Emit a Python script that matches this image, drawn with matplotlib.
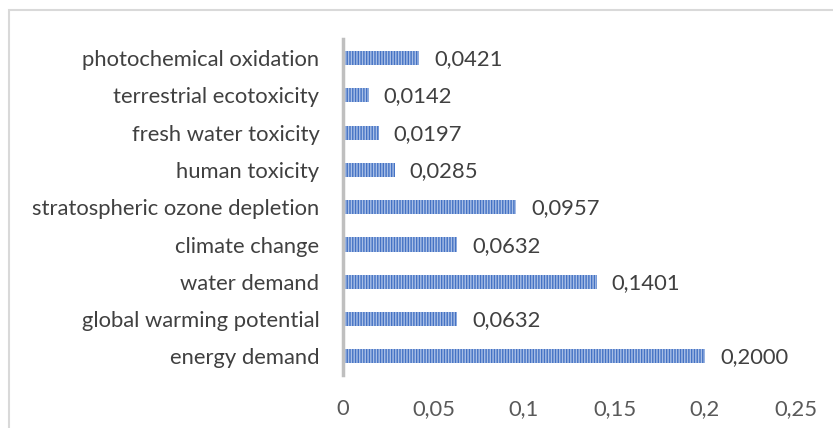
import matplotlib
matplotlib.use("Agg")
import matplotlib.pyplot as plt
from matplotlib.patches import Rectangle

categories = ["energy demand", "global warming potential", "water demand", "climate change",
              "stratospheric ozone depletion", "human toxicity", "fresh water toxicity",
              "terrestrial ecotoxicity", "photochemical oxidation"]
values = [0.2000, 0.0632, 0.1401, 0.0632, 0.0957, 0.0285, 0.0197, 0.0142, 0.0421]
xticks = [0, 0.05, 0.1, 0.15, 0.2, 0.25]
xtick_labels = ["0", "0,05", "0,1", "0,15", "0,2", "0,25"]

plt.rcParams['font.family'] = ['Lato', 'DejaVu Sans']
plt.rcParams['hatch.linewidth'] = 1.0

fig = plt.figure(figsize=(8.33, 4.28), dpi=100)
fig.patches.append(Rectangle((9/833, -0.1), 1.2, (1 - 10/428) + 0.1, transform=fig.transFigure,
                             fill=False, edgecolor='#D9D9D9', linewidth=1.5))
ax = fig.add_axes([343/833, 1 - 375/428, (795.5 - 343)/833, (375 - 39.5)/428])

pos = list(range(len(categories)))
ax.barh(pos, values, height=0.38, color='#4472C4', edgecolor='#A9BFE6', linewidth=0,
        hatch='||||||')
for p, v in zip(pos, values):
    ax.text(v + 0.0083, p - 0.03, f"{v:.4f}".replace('.', ','), va='center', ha='left',
            fontsize=15.8, color='#404040')

ax.set_xlim(0, 0.25)
ax.set_ylim(-0.5, len(categories) - 0.5)
ax.set_yticks(pos)
ax.set_yticklabels(categories, fontsize=15.8, color='#404040')
ax.set_xticks(xticks)
ax.set_xticklabels(xtick_labels, fontsize=15.8, color='#595959')
ax.tick_params(length=0)
ax.tick_params(axis='x', pad=17)
ax.tick_params(axis='y', pad=17)
for s in ['top', 'right', 'bottom']:
    ax.spines[s].set_visible(False)
ax.spines['left'].set_color('#BFBFBF')
ax.spines['left'].set_linewidth(2.5)

fig.savefig("out.png", dpi=100)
+++++
→ **Task requirements**: With the pictures left out, transcribe the material exactly.

→ **Exercise response**:
Emit a Python script that matches this image, drawn with matplotlib.
import matplotlib
matplotlib.use("Agg")
import matplotlib.pyplot as plt
from matplotlib.patches import Rectangle

categories = ["energy demand", "global warming potential", "water demand", "climate change",
              "stratospheric ozone depletion", "human toxicity", "fresh water toxicity",
              "terrestrial ecotoxicity", "photochemical oxidation"]
values = [0.2000, 0.0632, 0.1401, 0.0632, 0.0957, 0.0285, 0.0197, 0.0142, 0.0421]
xticks = [0, 0.05, 0.1, 0.15, 0.2, 0.25]
xtick_labels = ["0", "0,05", "0,1", "0,15", "0,2", "0,25"]

plt.rcParams['font.family'] = ['Lato', 'DejaVu Sans']
plt.rcParams['hatch.linewidth'] = 1.0

fig = plt.figure(figsize=(8.33, 4.28), dpi=100)
fig.patches.append(Rectangle((9/833, -0.1), 1.2, (1 - 10/428) + 0.1, transform=fig.transFigure,
                             fill=False, edgecolor='#D9D9D9', linewidth=1.5))
ax = fig.add_axes([343/833, 1 - 375/428, (795.5 - 343)/833, (375 - 39.5)/428])

pos = list(range(len(categories)))
ax.barh(pos, values, height=0.38, color='#4472C4', edgecolor='#A9BFE6', linewidth=0,
        hatch='||||||')
for p, v in zip(pos, values):
    ax.text(v + 0.0083, p - 0.03, f"{v:.4f}".replace('.', ','), va='center', ha='left',
            fontsize=15.8, color='#404040')

ax.set_xlim(0, 0.25)
ax.set_ylim(-0.5, len(categories) - 0.5)
ax.set_yticks(pos)
ax.set_yticklabels(categories, fontsize=15.8, color='#404040')
ax.set_xticks(xticks)
ax.set_xticklabels(xtick_labels, fontsize=15.8, color='#595959')
ax.tick_params(length=0)
ax.tick_params(axis='x', pad=17)
ax.tick_params(axis='y', pad=17)
for s in ['top', 'right', 'bottom']:
    ax.spines[s].set_visible(False)
ax.spines['left'].set_color('#BFBFBF')
ax.spines['left'].set_linewidth(2.5)

fig.savefig("out.png", dpi=100)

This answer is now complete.